**Aim**
Write the lines out exactly as they stand, from the one containing "Write the matplotlib code for this chart." through the one containing "10000, 12500, 16000]", and only those. Omit pictures.

[Source code of charts]

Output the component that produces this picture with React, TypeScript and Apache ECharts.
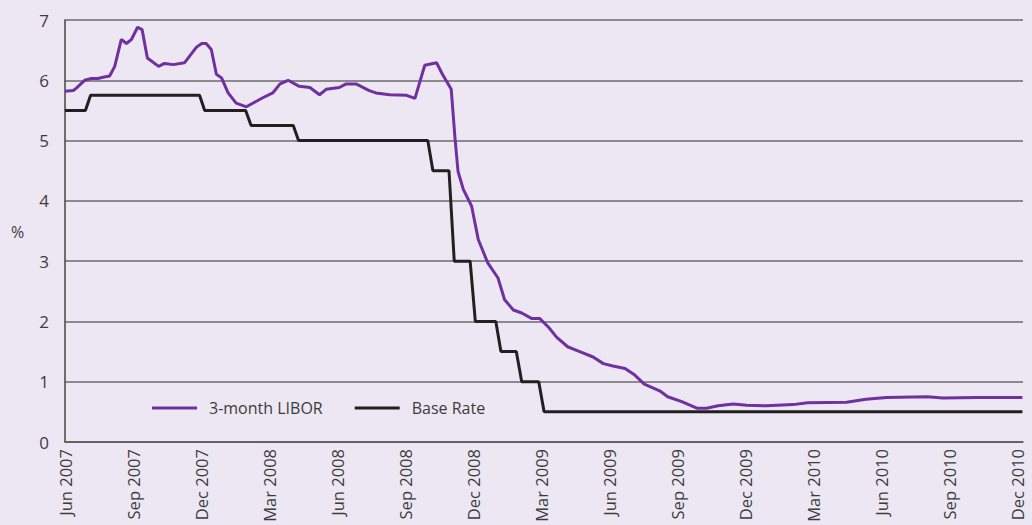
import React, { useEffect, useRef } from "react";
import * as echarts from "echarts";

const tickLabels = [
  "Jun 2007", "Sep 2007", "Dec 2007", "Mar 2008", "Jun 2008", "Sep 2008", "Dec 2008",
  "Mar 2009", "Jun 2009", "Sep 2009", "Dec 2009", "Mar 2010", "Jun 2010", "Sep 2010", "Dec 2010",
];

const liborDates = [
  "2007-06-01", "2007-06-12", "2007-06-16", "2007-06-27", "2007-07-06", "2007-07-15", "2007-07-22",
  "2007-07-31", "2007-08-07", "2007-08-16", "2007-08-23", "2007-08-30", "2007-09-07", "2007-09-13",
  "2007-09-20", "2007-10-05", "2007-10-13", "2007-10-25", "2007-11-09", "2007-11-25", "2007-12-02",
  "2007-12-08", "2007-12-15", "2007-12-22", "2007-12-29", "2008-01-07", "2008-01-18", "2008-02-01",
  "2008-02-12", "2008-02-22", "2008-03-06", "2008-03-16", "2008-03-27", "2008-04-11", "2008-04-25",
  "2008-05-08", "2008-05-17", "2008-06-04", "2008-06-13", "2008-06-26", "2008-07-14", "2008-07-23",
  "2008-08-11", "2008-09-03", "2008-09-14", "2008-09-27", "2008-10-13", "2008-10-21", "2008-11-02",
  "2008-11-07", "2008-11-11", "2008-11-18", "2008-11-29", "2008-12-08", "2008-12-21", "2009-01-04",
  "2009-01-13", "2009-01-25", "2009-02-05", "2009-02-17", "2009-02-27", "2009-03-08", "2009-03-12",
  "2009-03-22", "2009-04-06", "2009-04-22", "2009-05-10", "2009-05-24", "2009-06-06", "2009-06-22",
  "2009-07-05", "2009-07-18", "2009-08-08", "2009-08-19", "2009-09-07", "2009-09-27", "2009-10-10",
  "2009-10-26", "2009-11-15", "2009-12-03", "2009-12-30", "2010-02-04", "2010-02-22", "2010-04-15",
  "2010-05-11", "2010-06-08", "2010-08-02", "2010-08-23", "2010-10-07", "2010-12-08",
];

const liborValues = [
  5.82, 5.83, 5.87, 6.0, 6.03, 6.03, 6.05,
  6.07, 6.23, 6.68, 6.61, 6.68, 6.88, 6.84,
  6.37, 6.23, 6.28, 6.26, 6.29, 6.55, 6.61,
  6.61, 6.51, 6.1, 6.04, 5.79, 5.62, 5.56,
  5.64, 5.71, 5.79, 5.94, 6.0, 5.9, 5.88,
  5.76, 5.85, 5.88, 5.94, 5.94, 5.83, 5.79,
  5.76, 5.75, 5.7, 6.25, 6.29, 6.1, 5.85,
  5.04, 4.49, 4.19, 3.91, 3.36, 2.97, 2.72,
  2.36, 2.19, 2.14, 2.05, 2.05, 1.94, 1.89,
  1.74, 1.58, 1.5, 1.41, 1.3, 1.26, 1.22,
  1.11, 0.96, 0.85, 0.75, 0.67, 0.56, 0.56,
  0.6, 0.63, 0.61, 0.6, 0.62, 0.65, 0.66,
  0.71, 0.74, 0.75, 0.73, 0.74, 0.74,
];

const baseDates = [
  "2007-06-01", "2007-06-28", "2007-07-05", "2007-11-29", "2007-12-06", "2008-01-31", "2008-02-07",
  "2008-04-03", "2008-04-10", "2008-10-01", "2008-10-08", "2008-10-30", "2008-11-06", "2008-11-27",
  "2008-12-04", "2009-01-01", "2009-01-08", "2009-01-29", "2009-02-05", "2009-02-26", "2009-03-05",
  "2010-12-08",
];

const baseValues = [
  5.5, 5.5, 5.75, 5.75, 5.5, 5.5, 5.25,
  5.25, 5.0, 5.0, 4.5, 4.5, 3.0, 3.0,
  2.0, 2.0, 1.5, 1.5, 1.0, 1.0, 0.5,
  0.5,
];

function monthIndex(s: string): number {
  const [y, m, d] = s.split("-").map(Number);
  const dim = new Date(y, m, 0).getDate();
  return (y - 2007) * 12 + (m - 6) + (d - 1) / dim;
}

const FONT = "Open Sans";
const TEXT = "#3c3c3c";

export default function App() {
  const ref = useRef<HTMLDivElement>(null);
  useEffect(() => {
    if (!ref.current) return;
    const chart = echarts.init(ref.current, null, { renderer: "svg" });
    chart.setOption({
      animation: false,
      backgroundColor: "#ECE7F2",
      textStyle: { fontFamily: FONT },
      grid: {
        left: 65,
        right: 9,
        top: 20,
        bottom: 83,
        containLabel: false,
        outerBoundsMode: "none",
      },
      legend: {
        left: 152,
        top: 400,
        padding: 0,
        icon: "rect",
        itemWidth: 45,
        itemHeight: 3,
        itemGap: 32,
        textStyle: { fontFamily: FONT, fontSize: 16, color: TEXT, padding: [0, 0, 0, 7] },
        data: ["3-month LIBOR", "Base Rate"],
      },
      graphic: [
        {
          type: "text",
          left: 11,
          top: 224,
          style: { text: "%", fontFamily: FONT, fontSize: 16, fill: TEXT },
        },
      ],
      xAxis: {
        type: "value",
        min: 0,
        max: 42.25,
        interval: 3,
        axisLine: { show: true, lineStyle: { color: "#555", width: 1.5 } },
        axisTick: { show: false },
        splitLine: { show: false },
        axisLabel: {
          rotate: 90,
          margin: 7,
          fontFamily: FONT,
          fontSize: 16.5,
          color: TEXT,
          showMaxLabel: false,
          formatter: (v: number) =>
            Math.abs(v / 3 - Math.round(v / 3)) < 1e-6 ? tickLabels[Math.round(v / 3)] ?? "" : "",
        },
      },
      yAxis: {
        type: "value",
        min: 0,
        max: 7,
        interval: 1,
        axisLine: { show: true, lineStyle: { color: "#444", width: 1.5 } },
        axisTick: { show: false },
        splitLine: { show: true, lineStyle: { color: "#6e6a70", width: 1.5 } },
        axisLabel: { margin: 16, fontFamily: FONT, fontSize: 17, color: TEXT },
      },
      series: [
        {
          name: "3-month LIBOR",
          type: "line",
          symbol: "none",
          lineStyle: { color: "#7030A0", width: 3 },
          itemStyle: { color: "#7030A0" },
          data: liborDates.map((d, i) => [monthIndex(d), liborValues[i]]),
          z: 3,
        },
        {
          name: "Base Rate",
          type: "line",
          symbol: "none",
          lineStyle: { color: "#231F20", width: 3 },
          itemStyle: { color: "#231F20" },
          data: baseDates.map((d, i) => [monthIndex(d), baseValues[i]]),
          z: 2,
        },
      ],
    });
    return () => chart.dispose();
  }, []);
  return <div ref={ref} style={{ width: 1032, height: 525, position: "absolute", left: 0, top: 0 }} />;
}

* * *

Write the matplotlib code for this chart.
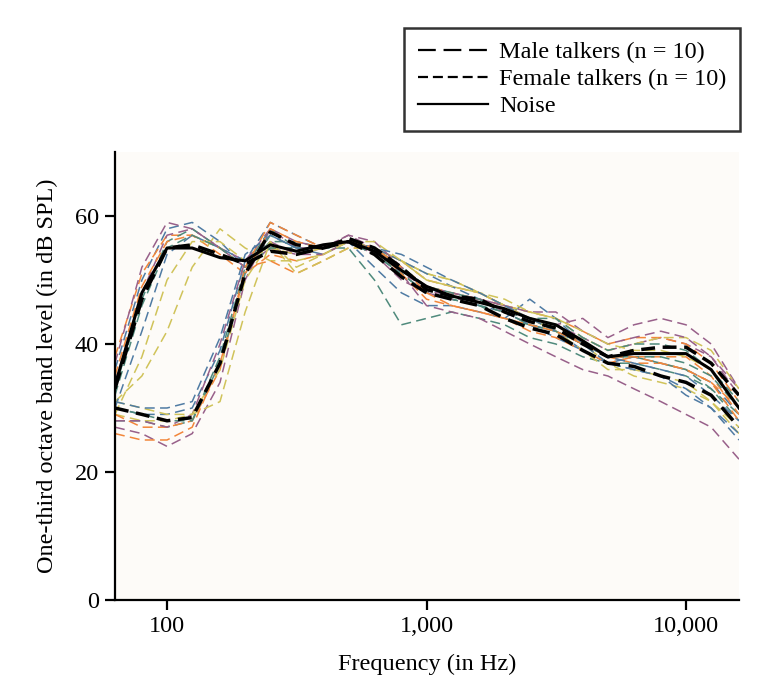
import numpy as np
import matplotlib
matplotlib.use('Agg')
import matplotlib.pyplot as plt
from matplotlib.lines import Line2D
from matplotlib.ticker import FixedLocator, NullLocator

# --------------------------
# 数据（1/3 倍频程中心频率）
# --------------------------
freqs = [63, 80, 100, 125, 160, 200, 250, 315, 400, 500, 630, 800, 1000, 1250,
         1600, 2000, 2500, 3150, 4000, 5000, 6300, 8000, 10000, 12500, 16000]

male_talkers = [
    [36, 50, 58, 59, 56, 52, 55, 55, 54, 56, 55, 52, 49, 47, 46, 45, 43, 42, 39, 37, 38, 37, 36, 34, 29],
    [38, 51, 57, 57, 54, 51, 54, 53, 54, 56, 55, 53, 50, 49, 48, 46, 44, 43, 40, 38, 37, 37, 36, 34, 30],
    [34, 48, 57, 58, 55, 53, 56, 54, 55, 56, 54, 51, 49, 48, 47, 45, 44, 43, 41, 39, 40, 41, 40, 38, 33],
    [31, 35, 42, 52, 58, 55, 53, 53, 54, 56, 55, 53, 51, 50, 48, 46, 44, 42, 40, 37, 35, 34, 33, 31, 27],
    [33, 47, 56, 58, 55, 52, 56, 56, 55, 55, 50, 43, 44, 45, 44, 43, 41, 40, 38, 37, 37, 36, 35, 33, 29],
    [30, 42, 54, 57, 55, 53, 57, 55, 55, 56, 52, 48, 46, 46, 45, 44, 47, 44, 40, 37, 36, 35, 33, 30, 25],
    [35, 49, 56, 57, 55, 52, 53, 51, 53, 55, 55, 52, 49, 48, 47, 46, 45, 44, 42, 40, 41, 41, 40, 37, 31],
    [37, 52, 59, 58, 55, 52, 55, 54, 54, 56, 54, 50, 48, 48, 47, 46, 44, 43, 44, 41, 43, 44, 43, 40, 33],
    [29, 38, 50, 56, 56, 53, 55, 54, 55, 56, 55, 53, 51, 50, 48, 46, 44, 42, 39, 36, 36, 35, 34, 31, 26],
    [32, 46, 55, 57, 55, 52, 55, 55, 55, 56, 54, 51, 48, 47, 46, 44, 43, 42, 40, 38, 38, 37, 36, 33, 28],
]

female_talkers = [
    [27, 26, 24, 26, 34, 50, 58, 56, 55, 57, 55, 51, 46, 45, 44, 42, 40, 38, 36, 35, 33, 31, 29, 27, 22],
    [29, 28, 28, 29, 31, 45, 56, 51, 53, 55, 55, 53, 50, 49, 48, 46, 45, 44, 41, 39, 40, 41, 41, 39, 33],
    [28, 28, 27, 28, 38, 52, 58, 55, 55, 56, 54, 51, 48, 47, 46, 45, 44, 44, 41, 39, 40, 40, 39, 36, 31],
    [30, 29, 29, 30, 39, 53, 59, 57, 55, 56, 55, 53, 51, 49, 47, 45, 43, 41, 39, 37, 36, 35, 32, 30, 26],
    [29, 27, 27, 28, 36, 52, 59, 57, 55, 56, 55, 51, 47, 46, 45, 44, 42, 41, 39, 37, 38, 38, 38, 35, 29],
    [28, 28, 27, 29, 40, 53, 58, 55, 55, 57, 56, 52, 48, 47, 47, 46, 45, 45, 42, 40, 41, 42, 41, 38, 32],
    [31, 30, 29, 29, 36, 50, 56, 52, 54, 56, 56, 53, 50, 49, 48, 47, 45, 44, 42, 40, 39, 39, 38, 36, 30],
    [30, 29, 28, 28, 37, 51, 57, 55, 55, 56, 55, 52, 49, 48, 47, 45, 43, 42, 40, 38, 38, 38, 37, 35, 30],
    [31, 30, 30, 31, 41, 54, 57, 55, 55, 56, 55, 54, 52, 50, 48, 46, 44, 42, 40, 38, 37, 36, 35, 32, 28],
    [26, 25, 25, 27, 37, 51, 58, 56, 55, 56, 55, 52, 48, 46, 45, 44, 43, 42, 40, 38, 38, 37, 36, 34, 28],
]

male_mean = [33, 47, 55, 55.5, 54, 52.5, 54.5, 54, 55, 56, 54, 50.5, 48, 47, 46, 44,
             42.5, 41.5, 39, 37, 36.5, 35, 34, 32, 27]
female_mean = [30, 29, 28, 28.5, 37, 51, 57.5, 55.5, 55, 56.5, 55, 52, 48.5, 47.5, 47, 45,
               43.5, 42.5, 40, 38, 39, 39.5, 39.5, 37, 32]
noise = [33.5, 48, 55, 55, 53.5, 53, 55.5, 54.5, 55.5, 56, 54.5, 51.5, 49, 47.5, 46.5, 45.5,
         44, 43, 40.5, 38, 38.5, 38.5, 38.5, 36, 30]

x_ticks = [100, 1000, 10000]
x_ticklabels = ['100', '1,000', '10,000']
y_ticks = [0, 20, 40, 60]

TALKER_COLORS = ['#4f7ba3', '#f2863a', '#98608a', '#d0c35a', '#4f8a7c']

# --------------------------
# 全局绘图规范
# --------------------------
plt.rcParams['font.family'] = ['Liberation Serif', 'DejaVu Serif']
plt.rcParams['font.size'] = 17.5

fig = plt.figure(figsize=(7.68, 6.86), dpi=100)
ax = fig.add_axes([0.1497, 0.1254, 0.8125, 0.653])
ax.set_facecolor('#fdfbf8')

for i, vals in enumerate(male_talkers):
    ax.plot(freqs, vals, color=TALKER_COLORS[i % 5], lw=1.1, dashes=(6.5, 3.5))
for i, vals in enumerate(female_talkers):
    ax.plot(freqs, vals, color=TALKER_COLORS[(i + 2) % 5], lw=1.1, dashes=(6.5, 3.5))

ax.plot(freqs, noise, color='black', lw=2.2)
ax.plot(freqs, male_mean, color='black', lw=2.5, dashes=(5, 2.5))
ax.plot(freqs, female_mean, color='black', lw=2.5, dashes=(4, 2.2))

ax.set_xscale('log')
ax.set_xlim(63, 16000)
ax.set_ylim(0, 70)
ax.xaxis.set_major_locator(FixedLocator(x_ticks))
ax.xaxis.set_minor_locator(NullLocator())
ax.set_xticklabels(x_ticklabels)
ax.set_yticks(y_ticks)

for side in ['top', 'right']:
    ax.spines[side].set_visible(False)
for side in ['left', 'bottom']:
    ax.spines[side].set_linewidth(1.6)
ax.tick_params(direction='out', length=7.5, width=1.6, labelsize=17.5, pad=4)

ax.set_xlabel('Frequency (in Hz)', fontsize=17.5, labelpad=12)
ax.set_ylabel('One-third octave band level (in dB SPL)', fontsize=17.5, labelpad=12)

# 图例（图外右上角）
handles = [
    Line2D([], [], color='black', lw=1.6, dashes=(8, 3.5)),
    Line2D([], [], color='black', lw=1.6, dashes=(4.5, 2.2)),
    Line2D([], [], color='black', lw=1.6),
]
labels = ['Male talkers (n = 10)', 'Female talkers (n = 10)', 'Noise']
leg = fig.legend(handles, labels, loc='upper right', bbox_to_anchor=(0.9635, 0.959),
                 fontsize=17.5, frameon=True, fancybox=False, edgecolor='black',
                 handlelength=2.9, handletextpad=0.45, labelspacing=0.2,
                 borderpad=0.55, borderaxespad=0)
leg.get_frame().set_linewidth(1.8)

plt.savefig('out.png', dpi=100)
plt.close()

==

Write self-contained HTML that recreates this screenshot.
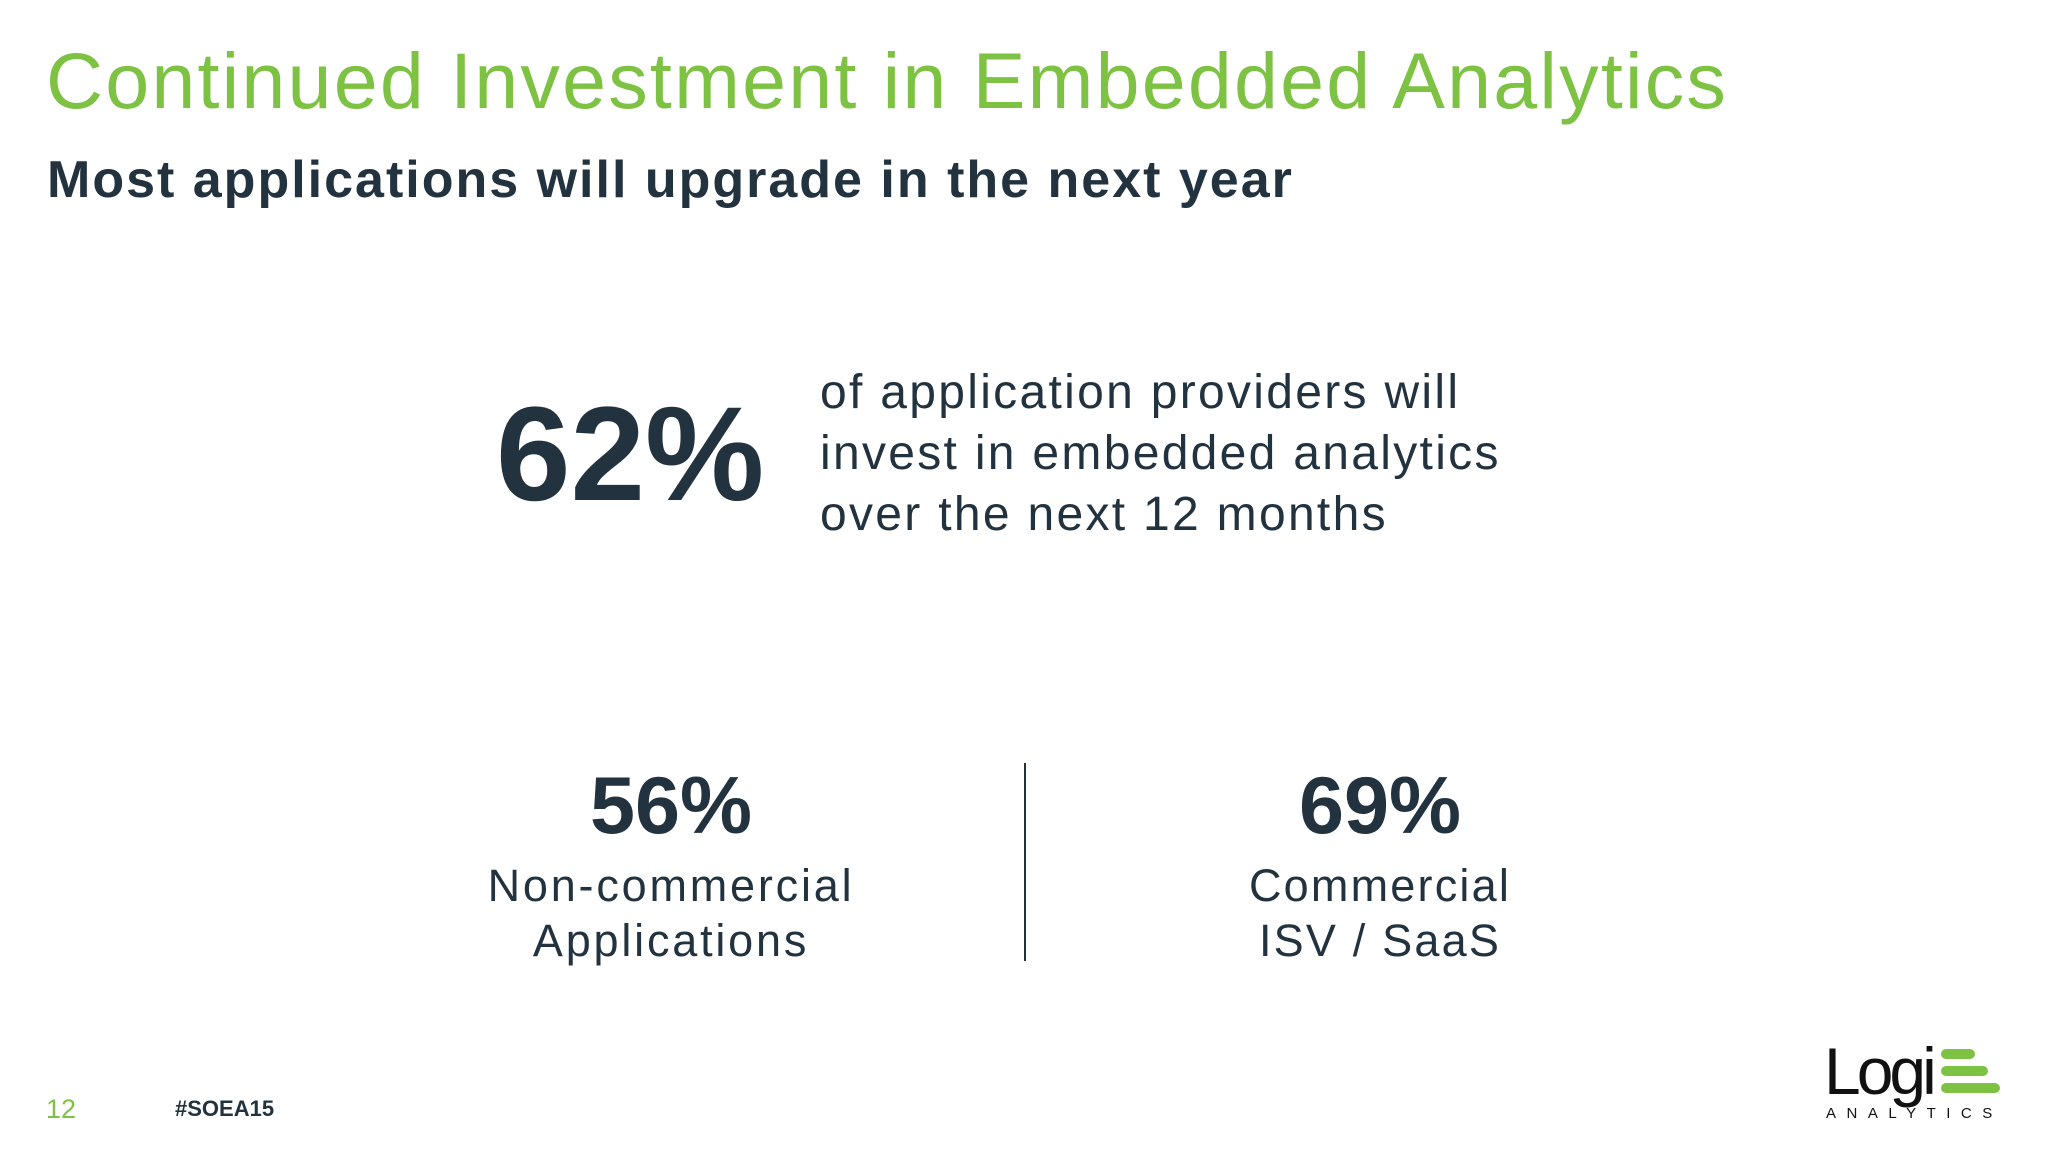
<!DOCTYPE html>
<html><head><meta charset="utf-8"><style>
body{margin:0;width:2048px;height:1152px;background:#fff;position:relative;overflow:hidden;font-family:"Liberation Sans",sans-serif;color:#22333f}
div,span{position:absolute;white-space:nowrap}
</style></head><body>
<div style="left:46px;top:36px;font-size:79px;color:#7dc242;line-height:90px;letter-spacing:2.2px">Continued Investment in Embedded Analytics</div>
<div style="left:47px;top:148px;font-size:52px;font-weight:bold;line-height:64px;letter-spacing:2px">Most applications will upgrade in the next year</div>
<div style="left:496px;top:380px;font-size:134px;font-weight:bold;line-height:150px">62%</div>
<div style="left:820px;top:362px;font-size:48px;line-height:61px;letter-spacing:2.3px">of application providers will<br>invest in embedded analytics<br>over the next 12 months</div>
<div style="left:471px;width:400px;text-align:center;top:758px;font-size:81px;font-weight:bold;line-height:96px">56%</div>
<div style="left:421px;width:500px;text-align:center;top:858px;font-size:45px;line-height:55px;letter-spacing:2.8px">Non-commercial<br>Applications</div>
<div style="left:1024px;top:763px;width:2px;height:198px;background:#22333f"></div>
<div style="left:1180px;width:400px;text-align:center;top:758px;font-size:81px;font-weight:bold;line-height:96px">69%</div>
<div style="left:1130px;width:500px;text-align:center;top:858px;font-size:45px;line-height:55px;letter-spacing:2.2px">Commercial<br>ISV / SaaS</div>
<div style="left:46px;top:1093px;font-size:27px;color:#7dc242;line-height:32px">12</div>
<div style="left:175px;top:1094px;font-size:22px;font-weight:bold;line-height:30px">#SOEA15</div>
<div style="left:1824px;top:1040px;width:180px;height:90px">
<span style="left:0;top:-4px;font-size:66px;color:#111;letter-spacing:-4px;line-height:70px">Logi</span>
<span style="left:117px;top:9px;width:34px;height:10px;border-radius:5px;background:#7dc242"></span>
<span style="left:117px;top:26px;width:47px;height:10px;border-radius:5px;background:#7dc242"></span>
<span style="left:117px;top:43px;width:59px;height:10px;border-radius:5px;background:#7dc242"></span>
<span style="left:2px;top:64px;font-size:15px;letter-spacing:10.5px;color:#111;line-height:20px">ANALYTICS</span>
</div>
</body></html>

**Complete answer**
Write the matplotlib code for this chart.
import numpy as np
import matplotlib
matplotlib.use('Agg')
import matplotlib.pyplot as plt
from matplotlib.lines import Line2D
from matplotlib.ticker import FixedLocator, NullLocator

# --------------------------
# 数据（1/3 倍频程中心频率）
# --------------------------
freqs = [63, 80, 100, 125, 160, 200, 250, 315, 400, 500, 630, 800, 1000, 1250,
         1600, 2000, 2500, 3150, 4000, 5000, 6300, 8000, 10000, 12500, 16000]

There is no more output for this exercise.